L'originalité de l'intrigue tient dans l'évocation de la Première Guerre mondiale à travers l'histoire d'un cheval, fil conducteur du récit, révélateur d'une humanité en souffrance, en ces temps de "boucherie héroïque", comme disait Voltaire. C'est précisément dans les scènes de bataille (à cheval ou dans les tranchées) que le réalisateur se montre le plus inspiré et le plus convaincant. Dans des décors parfaitement reconstitués, il signe une mise en scène fluide et ample, tantôt épique, tantôt poétique. On retiendra deux scènes en particulier : la charge des cavaliers anglais sur leurs montures, face aux mitrailleuses allemandes (belle idée de plan montrant les chevaux finissant seuls l'assaut), et le sauvetage de Joey, pris dans les barbelés sur le no man's land, par un soldat britannique et un soldat allemand.
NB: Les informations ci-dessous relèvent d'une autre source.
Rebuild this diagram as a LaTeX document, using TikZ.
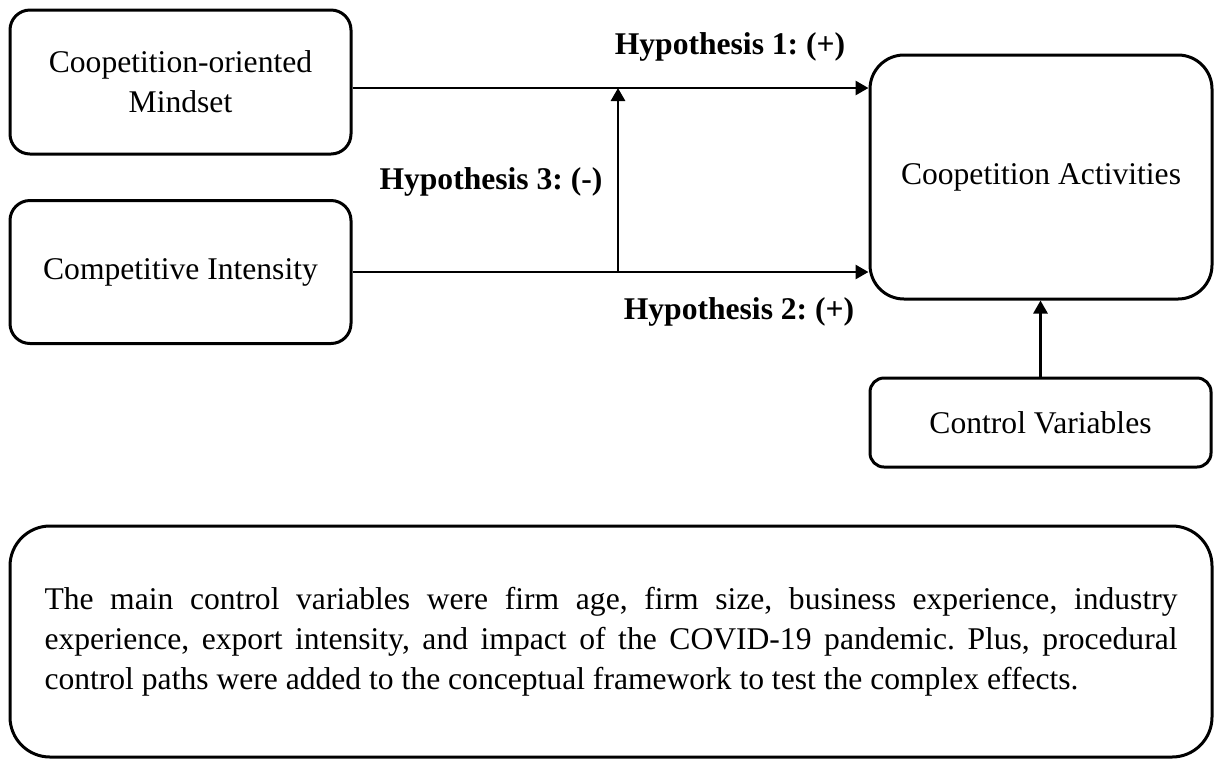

Hors des champs de bataille, Spielberg se montre malheureusement plus maladroit. Il tarde à lancer vraiment son histoire (le début du film est trop long) et surtout il se laisse aller à une mièvrerie facile, où les bons sentiments sont servis à la louche, appuyés par le jeu des acteurs (Jeremy Irvine et Peter Mullan notamment) qui sont parfois moins subtils que les chevaux (excellemment dressés). On a donc droit à un chapelet de scènes gentillettes célébrant l'amitié entre l'homme et l'animal, valorisant le courage et la dignité, dépassant les problèmes de communication (puisque tous les Allemands et les Français, dans le film, parlent couramment anglais...). Sans oublier quelques images d'Épinal. Le tout bercé par une musique très lyrique de John Williams.
Paradoxalement, le cinéaste a donc sorti l'artillerie lourde non pas pour filmer les batailles, mais pour saisir le quotidien. L'esthétique de la séquence finale, digne d'Autant en emporte le vent, sur fond de ciel flamboyant, est vraiment pompière. Simplicité et sobriété auraient probablement mieux servi l'émotion...
Au final, ce Cheval de guerre, dans sa tonalité, dans son style, apparaît comme un film d'un autre âge.